I have increased timeouts, and it has helped. However, I still experience the same problem, but less frequently.
I suggest to separate connection liveness check into another thread and increase timeouts further. Will it work? I can write a patch, but I want to be sure this is sensible and will not damage something inside Remoting.
Help from Remote guru will be very appreciated.
Sorry for the delay in responding. Have you solved your problem, or is it still outstanding?
No I did not resolve the problem completely. However, I am more aware about cause of the problem now.
As I said there are two kind of servers, coordinators and slaves. The slaves are run with very high concurrency factor. i.e. load average is around 6-7. So sometimes they are unable to answer ping requests quickly enough.
To make things work I patched JBoss Remoting source to increase connection checker timeout and tries number. This decreased failures rate downto acceptable level. Now we have failure event one or two times per hour.

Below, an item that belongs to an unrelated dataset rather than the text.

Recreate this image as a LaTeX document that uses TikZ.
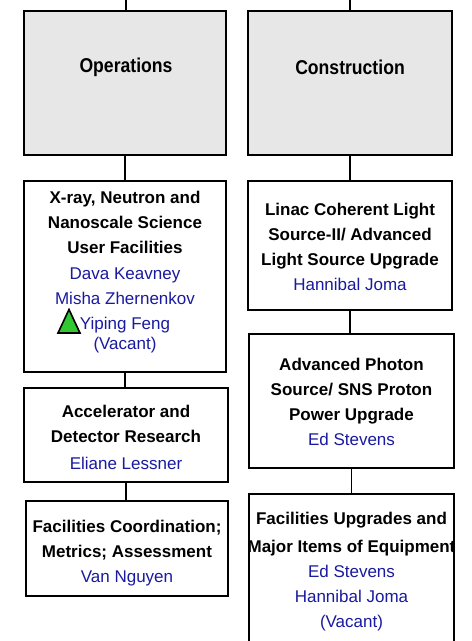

However, it would be good to improve JBoss Remoting by providing customization for the server failure detection parameters. Moreover, I think ConnectionValidator should make pauses between validity checks. Now it fires all validations in a row, so all of them may be ignored by overloaded slave server.
Also it would be good idea to optimize jndi detector somehow. Now, all servers check liveness of others. With a big number of nodes, if only one server failed to connect by whatever reasons, global record in JNDI will be updated. But other servers may continue to see it. While number of cluster nodes will grow, the problem will appear more frequently.